President Bush has many failures, but he has been resolute on the GWOT, taxes and the court. Not bad, but, as they say, "a day late and a dollar short", because even at this late date most Americans don't think that.
If the people, actually the voter, believes that elected politicians will remember who put them there, those voters will vote for them. Not, as the cynics say, because the elected officials will bring the bling home, but because those elected are doing what is best for the Republic.
A minority believed in the formation of this nation, a minority believed in the equality of all men, a minority believed in the Reagan Revolution, a minority believed in the Contract With America and now a minority believe in the future of America. In each case, what made these things possible is that a majority hoped they would work.
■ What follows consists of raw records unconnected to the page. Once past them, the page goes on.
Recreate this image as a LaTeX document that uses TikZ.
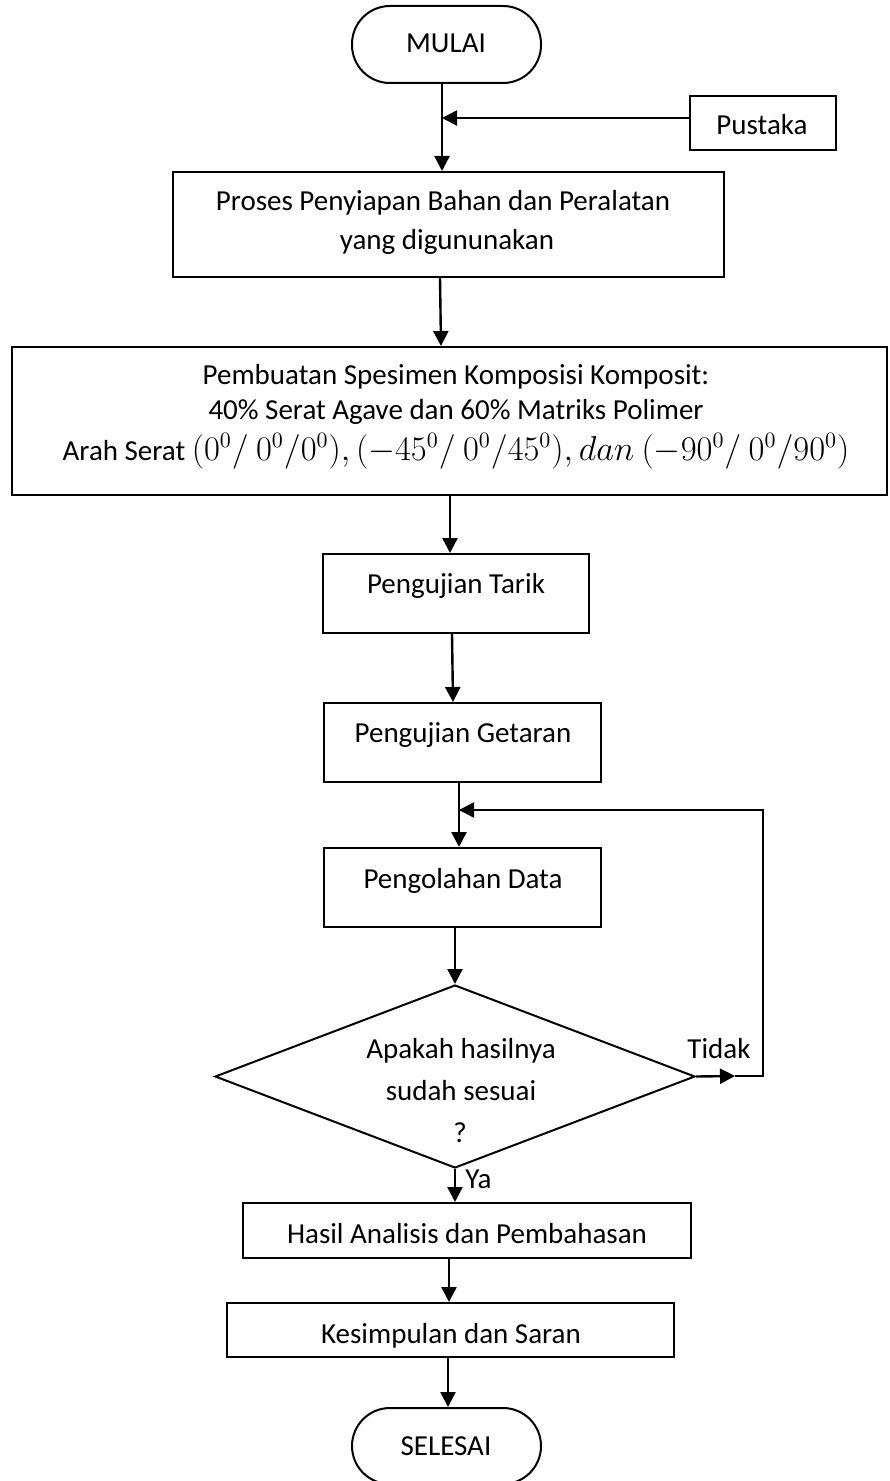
\documentclass[tikz,border=0pt]{standalone}
\usepackage[no-math]{fontspec}
\setmainfont{Carlito}
\usetikzlibrary{arrows.meta,fit,shapes.geometric}
\begin{document}
\begin{tikzpicture}[x=0.5pt,y=-0.5pt,
  every node/.style={font=\fontsize{14.5}{18}\selectfont},
  box/.style={draw,line width=1pt,inner sep=0pt,rectangle},
  term/.style={draw,line width=1pt,inner sep=0pt,rectangle,rounded corners=19pt},
  txt/.style={anchor=base,inner sep=0pt},
  arr/.style={line width=1.2pt,-{Triangle[length=7.5pt,width=7.5pt]}},
  ln/.style={line width=1.2pt}]
\useasboundingbox (0,0) rectangle (889,1481);
% shapes
\node[term,fit={(352,6)(541,83)}] (mulai) {};
\node[txt] (tmulai) at (446,53) {MULAI};
\node[box,fit={(690,96)(836,150)}] (pustaka) {};
\node[txt] (tpustaka) at (762,135) {Pustaka};
\node[box,fit={(173,172)(724,277)}] (proses) {};
\node[txt] (tproses1) at (443,211) {Proses Penyiapan Bahan dan Peralatan};
\node[txt] (tproses2) at (447,250) {yang digununakan};
\node[box,fit={(12,347)(887,495)}] (buat) {};
\node[txt] (tbuat1) at (456,384) {Pembuatan Spesimen Komposisi Komposit:};
\node[txt] (tbuat2) at (456,419) {40\% Serat Agave dan 60\% Matriks Polimer};
\node[txt] (tbuat3) at (456,460) {Arah Serat {\fontsize{16.2}{18}\selectfont$(0^0/\ 0^0/0^0),(-45^0/\ 0^0/45^0),dan\ (-90^0/\ 0^0/90^0)$}};
\node[box,fit={(323,554)(589,633)}] (tarik) {};
\node[txt] (ttarik) at (456,593) {Pengujian Tarik};
\node[box,fit={(324,703)(601,782)}] (getaran) {};
\node[txt] (tgetaran) at (463,742) {Pengujian Getaran};
\node[box,fit={(324,848)(601,927)}] (olah) {};
\node[txt] (tolah) at (463,888) {Pengolahan Data};
\node[diamond,draw,line width=1pt,inner sep=0pt,minimum width=240pt,minimum height=91.5pt] (cek) at (455,1076.5) {};
\node[txt] (tcek1) at (461,1058) {Apakah hasilnya};
\node[txt] (tcek2) at (461,1100) {sudah sesuai};
\node[txt] (tcek3) at (460,1142) {?};
\node[txt] (ttidak) at (719,1058) {Tidak};
\node[txt,anchor=base west] (tya) at (465,1188) {Ya};
\node[box,fit={(243,1203)(691,1258)}] (hasil) {};
\node[txt] (thasil) at (467,1243) {Hasil Analisis dan Pembahasan};
\node[box,fit={(227,1303)(674,1357)}] (simpul) {};
\node[txt] (tsimpul) at (451,1343) {Kesimpulan dan Saran};
\node[term,fit={(352,1408)(541,1484)}] (selesai) {};
\node[txt] (tselesai) at (446,1455) {SELESAI};
% connectors
\coordinate (j1) at (442,118);
\draw[arr] (mulai.south -| 442,0) -- (proses.north -| 442,0);
\draw[arr] (pustaka.west |- j1) -- (j1);
\draw[arr] (proses.south -| 440,0) -- (buat.north -| 441,0);
\draw[arr] (buat.south -| 450,0) -- (tarik.north -| 450,0);
\draw[arr] (tarik.south -| 452,0) -- (getaran.north -| 453,0);
\draw[arr] (getaran.south -| 459,0) -- (olah.north -| 459,0);
\draw[arr] (olah.south -| 455,0) -- (cek.north);
\draw[arr] (cek.south) -- (hasil.north -| 455,0);
\draw[arr] (hasil.south -| 449,0) -- (simpul.north -| 449,0);
\draw[arr] (simpul.south -| 448,0) -- (selesai.north -| 448,0);
% feedback loop
\coordinate (fb1) at (763,1076);
\coordinate (fb2) at (763,810);
\coordinate (fb3) at (459,810);
\coordinate (fbm) at (735,1076);
\draw[arr] (cek.east) -- (fbm);
\draw[ln] (fbm) -- (fb1) -- (fb2) -- (fb3);
\draw[arr] (fb2) -- (fb3);
\end{tikzpicture}
\end{document}
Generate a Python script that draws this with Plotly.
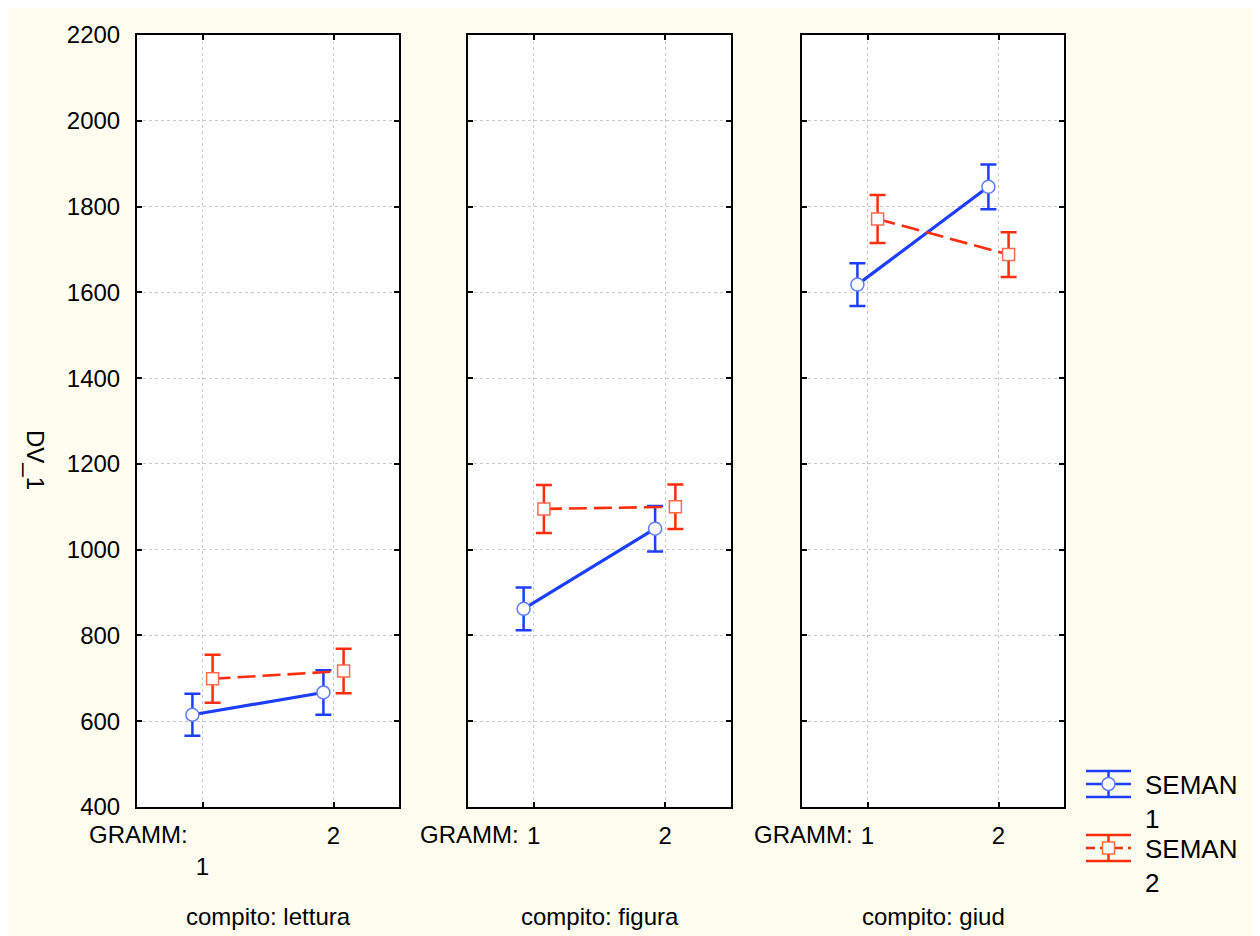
import plotly.graph_objects as go

# ---------------- data ----------------
categories = [1, 2]
tick_labels_first = [" <br>1", "2"]
tick_labels_other = ["1", "2"]
tasks = ["lettura", "figura", "giud"]
seman1_means = [[615, 667], [862, 1049], [1618, 1846]]
seman1_se = [[49, 52], [50, 53], [50, 52]]
seman2_means = [[699, 717], [1095, 1100], [1771, 1688]]
seman2_se = [[56, 52], [56, 52], [56, 52]]
series_names = ["SEMAN<br>1", "SEMAN<br>2"]
y_ticks = [400, 600, 800, 1000, 1200, 1400, 1600, 1800, 2000, 2200]

# ---------------- style ----------------
W, H = 1252, 928
CREAM = "#fffdf0"
BLUE = "#1c3fff"
BLUE_M = "#5c7cff"
RED = "#ff2d0a"
RED_M = "#ff6a4d"
FONT = "Arial, Liberation Sans, sans-serif"
FS = 24
OFF = 0.077
panel_px = [(129, 391), (460, 723), (794, 1056)]
y_top_px, y_bot_px = 27, 799


def px_x(p):
    return p / W


def px_y(p):
    return 1 - p / H


fig = go.Figure()

for i, task in enumerate(tasks):
    ax = "" if i == 0 else str(i + 1)
    xr, yr = "x" + ax, "y" + ax
    fig.add_trace(go.Scatter(
        x=[c - OFF for c in categories], y=seman1_means[i],
        xaxis=xr, yaxis=yr, mode="lines+markers", name=series_names[0],
        showlegend=False,
        line=dict(color=BLUE, width=3.2),
        marker=dict(symbol="circle", size=13, color="white",
                    line=dict(color=BLUE_M, width=1.5)),
        error_y=dict(type="data", array=seman1_se[i], color=BLUE,
                     thickness=2.5, width=8),
    ))
    fig.add_trace(go.Scatter(
        x=[c + OFF for c in categories], y=seman2_means[i],
        xaxis=xr, yaxis=yr, mode="lines+markers", name=series_names[1],
        showlegend=False,
        line=dict(color=RED, width=2.6, dash="18px,7px"),
        marker=dict(symbol="square", size=12, color="white",
                    line=dict(color=RED_M, width=1.5)),
        error_y=dict(type="data", array=seman2_se[i], color=RED,
                     thickness=2.5, width=8),
    ))
    x0, x1 = panel_px[i]
    common = dict(showline=True, linecolor="black", linewidth=2, mirror="ticks",
                  ticks="inside", ticklen=5, tickwidth=2, tickcolor="black",
                  showgrid=True, gridcolor="#c8c8c8", griddash="dot", gridwidth=1,
                  zeroline=False, automargin=False,
                  tickfont=dict(family=FONT, size=FS, color="black"))
    fig.update_layout(**{
        "xaxis" + ax: dict(domain=[px_x(x0), px_x(x1)], range=[0.5, 2.5],
                           tickvals=categories,
                           ticktext=tick_labels_first if i == 0 else tick_labels_other,
                           anchor=yr, ticklabelstandoff=6, **common),
        "yaxis" + ax: dict(domain=[px_y(y_bot_px), px_y(y_top_px)], range=[400, 2200],
                           tickvals=y_ticks, showticklabels=(i == 0), anchor=xr,
                           ticklabelstandoff=10, **common),
    })
    # "GRAMM:" prefix to the left of the first tick label
    fig.add_annotation(x=categories[0], y=400, xref=xr, yref=yr, text="GRAMM:",
                       showarrow=False, xanchor="right", yanchor="middle",
                       xshift=-13, yshift=-27,
                       font=dict(family=FONT, size=FS, color="black"))
    fig.add_annotation(x=0.5, y=px_y(908), xref=xr + " domain", yref="paper",
                       text="compito: " + task, showarrow=False,
                       xanchor="center", yanchor="middle",
                       font=dict(family=FONT, size=FS, color="black"))

fig.add_annotation(x=px_x(27), y=px_y(452), xref="paper", yref="paper", text="DV_1",
                   textangle=90, showarrow=False, xanchor="center", yanchor="middle",
                   font=dict(family=FONT, size=FS, color="black"))

# ---------------- legend (drawn) ----------------
shapes = []
lx0, lx1 = 1078, 1123
lxc = (lx0 + lx1) / 2
for k, (cy, col, mcol, sym) in enumerate([(776, BLUE, BLUE_M, "circle"),
                                          (840, RED, RED_M, "square")]):
    for dy in (-13, 13):
        shapes.append(dict(type="line", xref="paper", yref="paper",
                           x0=px_x(lx0), x1=px_x(lx1), y0=px_y(cy + dy), y1=px_y(cy + dy),
                           line=dict(color=col, width=2.5)))
    shapes.append(dict(type="line", xref="paper", yref="paper",
                       x0=px_x(lxc), x1=px_x(lxc), y0=px_y(cy - 13), y1=px_y(cy + 13),
                       line=dict(color=col, width=2.5)))
    shapes.append(dict(type="line", xref="paper", yref="paper",
                       x0=px_x(lx0), x1=px_x(lx1), y0=px_y(cy), y1=px_y(cy),
                       line=dict(color=col, width=2.5,
                                 dash="solid" if k == 0 else "9px,5px")))
    r = 6.5 if sym == "circle" else 6
    shapes.append(dict(type="circle" if sym == "circle" else "rect",
                       xref="paper", yref="paper",
                       x0=px_x(lxc - r), x1=px_x(lxc + r), y0=px_y(cy - r), y1=px_y(cy + r),
                       fillcolor="white", line=dict(color=mcol, width=1.5)))
    fig.add_annotation(x=px_x(1135), y=px_y(cy - 16), xref="paper", yref="paper",
                       text=series_names[k], showarrow=False, xanchor="left",
                       yanchor="top", align="left",
                       font=dict(family=FONT, size=26, color="black"))

fig.update_layout(
    width=W, height=H, margin=dict(l=0, r=0, t=0, b=0, autoexpand=False),
    paper_bgcolor=CREAM, plot_bgcolor="white", showlegend=False,
    shapes=shapes, font=dict(family=FONT, color="black"),
)

fig.write_html("out.html")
If politicians sincerely put ideals into action the people will follow. If the people believe that politicians care only about elections, voters will wonder why they should care.
Somebody once said to me that they wished they could erase the embarrassment that led America in the last eight years of the 20th century. I told them that wishing against reality wasn't realistic, but my daughter was 15 years of age at the time, not a Presidental candidate.
The most shameful episode in this minor episode of Ms Clinton's quest for power is her flippant and political slur that President Bush, and thousands in his administration, used soldier's blood merely to re-elect Republicans.
I am still waiting for an electable politician for President that personifies Ms Clinton's ideal of a leader who understands who voted them into power and who also remembers that the taxpayer pays the bills. I don't need a cynic who recounts the "most shameful episodes" to cover their own and I also do not need a politician that treats the voter, the soldier, the taxpayer and the citizen as their "little people".
Of course, that is the Liberal problem in that they vote people into power, they don't elect people to represent the power of the people. Maybe Republicans should remember that as well.